SIGNAL シグナル

SF

本書は「電波」を解読するまでのことについて描かれた一冊である。学生の頃にとある星雲(と言ってもウルトラマンらの故郷ではない)から届いた電波から物語は始まる。本書の主人公は当初は中学生であったが、この星雲からの電波が出たことに興奮し、ある先輩の元へと赴く、「先輩」は自らも天文に興味を持っていたものの、無口で変わった人だった。

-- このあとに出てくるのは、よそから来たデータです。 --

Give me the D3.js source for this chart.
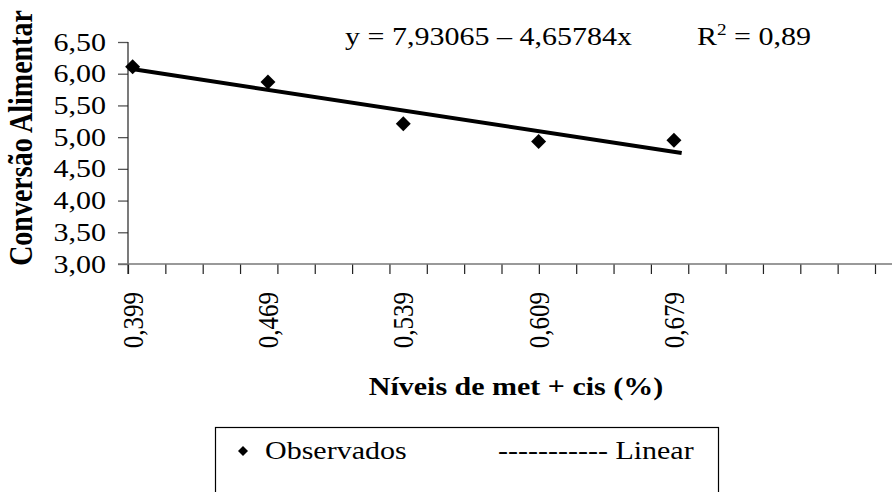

そしてその「先輩」は天文学者となり、電波の解読に成功する。しかしその電波はどのようなメッセージなのかを巡って、さらなる波乱を呼ぶこととなった。学者となった「先輩」は相変わらずの「変人」ぶりを見せるのだが、根底には電波に送られたメッセージが何を意味しているのか、である。それはメッセージを送った元に地球外知的生命体がおり、地球へと赴くのだろうか、などの多くの憶測が言われるようになった。そしてついにその「先輩」がメッセージを明かすことになったというものである。

宇宙に限らず、「未知」と呼ばれるものに対しての反応は人それぞれである。中には恐怖を覚えてしまい、地球が滅びるのではないかという憶測を呼ぶ人もいるのだが、本書の電波(シグナル)もまたそのような分類に入るのではないかと邪推してしまう一冊であった。